At last week's meeting, the group also visited Mr. Packer's New Bedford dock facility, which is right off the CSX rail line. Mr. Packer uses his New Bedford dock facility for his fuel distribution business, R.M. Packer Company, and towing business, Tisbury Towing.
"All CSX would have to do is provide a spur to his property," Mr. LaPiana said. "And of course being a major rail line in the U.S., CSX was very amenable to exploring the possibility."
"But we haven't approached New Bedford yet," he added. "We still need to first see if this is actually feasible and if it's something we want to pursue or not. Then the powers that be on Martha's Vineyard, having made a decision in that regard, would go and discuss the issue with New Bedford."

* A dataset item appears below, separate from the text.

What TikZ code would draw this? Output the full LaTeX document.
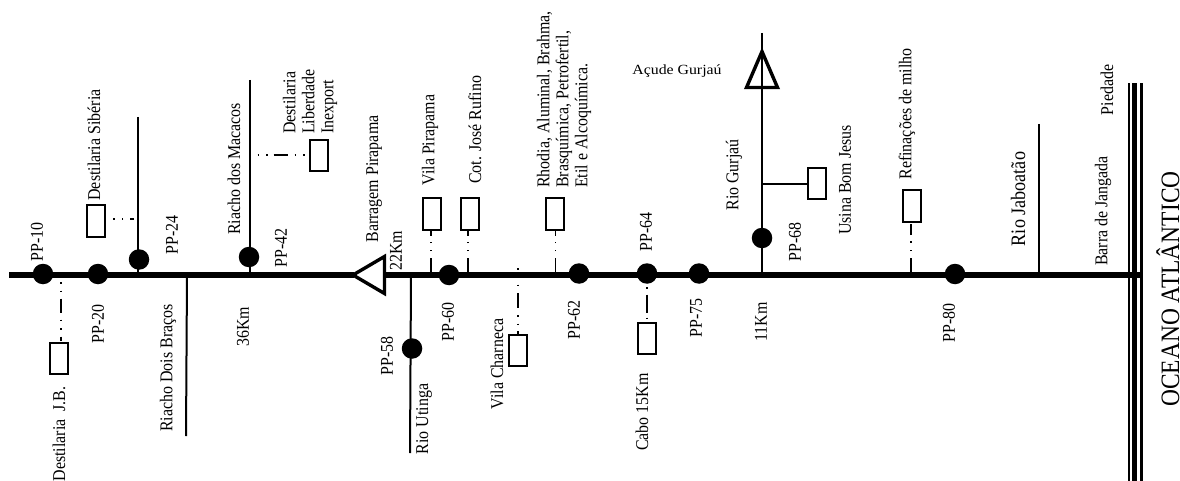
\documentclass[tikz,border=0pt]{standalone}
\usepackage{fontspec}
\setmainfont[FakeStretch=0.885]{Liberation Serif}
\newfontfamily\flatfont[FakeStretch=1.13]{Liberation Serif}
\tikzset{
  x=1pt,y=-1pt,
  lab/.style={inner sep=0pt,rotate=90,font=\fontsize{18}{19}\selectfont},
  labw/.style={lab,anchor=west,align=left},
  hub/.style={circle,fill=black,draw=none,minimum size=20.5pt,inner sep=0pt},
  plant/.style={draw=black,line width=2pt,fill=white,minimum width=18pt,minimum height=31pt,inner sep=0pt},
  trunk/.style={line width=5.5pt},
  river/.style={line width=2pt},
  wire/.style={line width=1.8pt},
  dam/.style={draw=black,line width=3.4pt,fill=none,miter limit=10,line join=miter},
}
\begin{document}
\begin{tikzpicture}
\useasboundingbox (0,0) rectangle (1180,481);
% trunk
\coordinate (w) at (9,275);
\coordinate (e) at (1142,275);
\coordinate (daml) at (385,275);
\coordinate (damtip) at (354,275);
\draw[trunk] (w) -- (damtip);
\draw[trunk] (daml) -- (e);
% coast
\coordinate (c1a) at (1129,83.5); \coordinate (c1b) at (1129,481);
\coordinate (c2a) at (1134.8,83.5); \coordinate (c2b) at (1134.8,481);
\coordinate (c3a) at (1141.5,83.5); \coordinate (c3b) at (1141.5,481);
\draw[line width=2.4pt] (c1a) -- (c1b);
\draw[line width=5pt] (c2a) -- (c2b);
\draw[line width=2.4pt] (c3a) -- (c3b);
% rivers
\coordinate (r1a) at (138,117); \coordinate (r1b) at (138,274);
\coordinate (r2a) at (187,275); \coordinate (r2b) at (186,436);
\coordinate (r3a) at (249.5,80); \coordinate (r3b) at (249.5,274);
\coordinate (r4a) at (411,275); \coordinate (r4b) at (410,453);
\coordinate (r5a) at (762,33); \coordinate (r5b) at (762,274);
\coordinate (r6a) at (1039,124); \coordinate (r6b) at (1039,274);
\foreach \a/\b in {r1a/r1b,r2a/r2b,r3a/r3b,r4a/r4b,r5a/r5b,r6a/r6b}{\draw[river] (\a) -- (\b);}
% dams
\draw[dam] (353,275) -- (384.5,256.5) -- (384.5,293.5) -- cycle;
\draw[dam] (762,51.5) -- (746.5,87.5) -- (777.5,87.5) -- cycle;
% hubs
\node[hub] (p10) at (43,274) {};
\node[hub] (p20) at (98,274) {};
\node[hub] (p24) at (139,259.5) {};
\node[hub] (p42) at (249,257) {};
\node[hub] (p58) at (412,348.5) {};
\node[hub] (p60) at (449,275) {};
\node[hub] (p62) at (579,273.5) {};
\node[hub] (p64) at (647,273.5) {};
\node[hub] (p75) at (699,273.5) {};
\node[hub] (p68) at (762,238) {};
\node[hub] (p80) at (955,274) {};
% plants
\node[plant] (bjb) at (59,358) {};
\node[plant] (bsib) at (96,221) {};
\node[plant] (blib) at (319,156) {};
\node[plant] (bvp) at (431.5,214) {};
\node[plant] (bcot) at (469.5,214) {};
\node[plant] (brho) at (554.5,214) {};
\node[plant] (bcha) at (517.5,350) {};
\node[plant] (bcab) at (647,338) {};
\node[plant] (busi) at (816.5,184) {};
\node[plant] (bref) at (911.5,206) {};
% connectors
\coordinate (tjb) at (61,282);
\draw[wire,dash pattern=on 1.5pt off 7pt on 1.5pt off 6.5pt on 14pt off 7pt on 1.5pt off 7pt on 1.5pt off 7pt on 4pt off 99pt] (tjb) -- (tjb |- bjb.north);
\coordinate (tsib) at (134,219);
\draw[wire,dash pattern=on 4pt off 7pt on 1.5pt off 7pt on 1.5pt off 99pt] (tsib) -- (bsib.east |- tsib);
\coordinate (tlib) at (249,155);
\draw[wire,dash pattern=on 1.5pt off 7pt on 1.5pt off 7pt on 1.5pt off 6pt on 14pt off 7pt on 1.5pt off 7pt on 1.5pt off 99pt] (tlib) -- (blib.west |- tlib);
\coordinate (tvp) at (431,273);
\draw[wire,dash pattern=on 15pt off 7pt on 1.5pt off 6.5pt on 1.5pt off 6pt on 6pt off 99pt] (tvp) -- (tvp |- bvp.south);
\coordinate (tcot) at (468,273);
\draw[wire,dash pattern=on 15pt off 7pt on 1.5pt off 6.5pt on 1.5pt off 6pt on 6pt off 99pt] (tcot) -- (tcot |- bcot.south);
\coordinate (trho) at (555.5,273);
\draw[wire,dash pattern=on 15pt off 7pt on 1.5pt off 6.5pt on 1.5pt off 6pt on 6pt off 99pt] (trho) -- (trho |- brho.south);
\coordinate (tcha) at (518,268);
\draw[wire,dash pattern=on 1.5pt off 5pt on 1pt off 9pt on 1.5pt off 7pt on 15pt off 7pt on 1.5pt off 7pt on 1.5pt off 6pt on 4pt off 99pt] (tcha) -- (tcha |- bcha.north);
\coordinate (tcab) at (647,287);
\draw[wire,dash pattern=on 1.5pt off 6pt on 18pt off 5pt on 1.5pt off 99pt] (tcab) -- (tcab |- bcab.north);
\draw[wire] (r5a |- busi) -- (busi.west);
\coordinate (tref) at (911,273);
\draw[wire,dash pattern=on 15pt off 7pt on 1.5pt off 7pt on 1.5pt off 6pt on 11pt off 99pt] (tref) -- (tref |- bref.south);
% labels
\node[lab] (l10) at (37,242) {PP-10};
\node[lab] (l20) at (98,324) {PP-20};
\node[lab] (lsib) at (94,145) {Destilaria Sibéria};
\node[lab] (l24) at (172,235) {PP-24};
\node[lab] (ldois) at (168,368) {Riacho Dois Braços};
\node[lab] (l36) at (243,327) {36Km};
\node[lab] (lmac) at (234,169) {Riacho dos Macacos};
\node[lab] (l42) at (281,248) {PP-42};
\node[lab] (ljb) at (59,434) {Destilaria\ \ J.B.};
\node[labw] (llib) at (310,134) {Destilaria\\Liberdade\\Inexport};
\node[lab] (lbar) at (374,179) {Barragem Pirapama};
\node[lab] (l22) at (396,251) {22Km};
\node[lab] (l58) at (387,356) {PP-58};
\node[lab] (luti) at (424,419) {Rio Utinga};
\node[lab] (l60) at (448,322) {PP-60};
\node[lab] (lvp) at (430,140) {Vila Pirapama};
\node[lab] (lcot) at (475,130) {Cot. José Rufino};
\node[lab] (lcha) at (497,364) {Vila Charneca};
\node[labw] (lrho) at (564,188) {Rhodia, Aluminal, Brahma,\\Brasquímica, Petrofertil,\\Etil e Alcoquímica.};
\node[lab] (l62) at (574,320) {PP-62};
\node[lab] (l64) at (646,232) {PP-64};
\node[lab] (l75) at (696,318) {PP-75};
\node[lab] (lcab) at (642,412) {Cabo 15Km};
\node[inner sep=0pt,font=\flatfont\fontsize{14}{17}\selectfont] (lacu) at (677,71) {Açude Gurjaú};
\node[lab] (lgur) at (734,175) {Rio Gurjaú};
\node[lab] (l68) at (795,242) {PP-68};
\node[lab] (lusi) at (845,180) {Usina Bom Jesus};
\node[lab] (l11) at (761,322) {11Km};
\node[lab] (lref) at (907,114) {Refinações de milho};
\node[lab] (l80) at (949,323) {PP-80};
\node[lab,font=\fontsize{20.5}{22}\selectfont] (ljab) at (1018,199) {Rio Jaboatão};
\node[lab] (lbarra) at (1103,211) {Barra de Jangada};
\node[lab] (lpie) at (1107,90) {Piedade};
\node[lab,anchor=base,font=\fontsize{26.5}{28}\selectfont] (loc) at (1179,289) {OCEANO ATLÂNTICO};
\end{tikzpicture}
\end{document}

To use the rail option, trash containers would be shipped on a barge to Mr. Packer's dock and then lifted by forklift onto a train. Mr. LaPiana said in the peak season, Tisbury and Oak Bluffs generate about 80 tons of Municipal Solid Waste (MSW) a day, and the Island as a whole, double that. The Oak Bluffs-Tisbury transfer station alone ships four trash trucks a day on the ferry.
"Utilizing the facility in New Bedford gives us the potential to expand our area of opportunity beyond Massachusetts's borders, and to be able to get the best price for our MSW disposal and construction debris disposal," Mr. LaPiana said. "It may work out that we could still ship trash by rail from New Bedford to SEMASS if they gave us the best price," he added.
Mr. LaPiana emphasized that last week's discussion was very preliminary. "We're looking at it at this point from an Oak Bluffs-Tisbury transfer station and district perspective, with the hopes of possibly bringing it up, if it looks like it's feasible, to the Island as a whole," he said. "We don't want anybody getting upset, because we haven't made any decisions. We're just looking into it."
The Island has two refuse districts. Martha's Vineyard Refuse Disposal and Resource Recovery District (MVRDRD) manages solid waste for Edgartown, West Tisbury, Chilmark, and Aquinnah.
The towns of Tisbury and Oak Bluffs withdrew from the district in 1993 and formed a separate municipal partnership for waste management. The two towns operate separate local drop-off stations, as well as a joint transfer station in Oak Bluffs run by Bruno's Roll-Off of Edgartown under a three-year contract awarded in November 2007.
The Island's two refuse districts have been discussing the possibility of creating a regional waste district since last year. In town meetings last spring Oak Bluffs and Tisbury voters authorized their selectmen to enter into an agreement to use money available in a joint transfer station fund towards leasing, with an option to buy, 11 acres next to the Edgartown transfer station in the event it will require expansion as an Island-wide facility.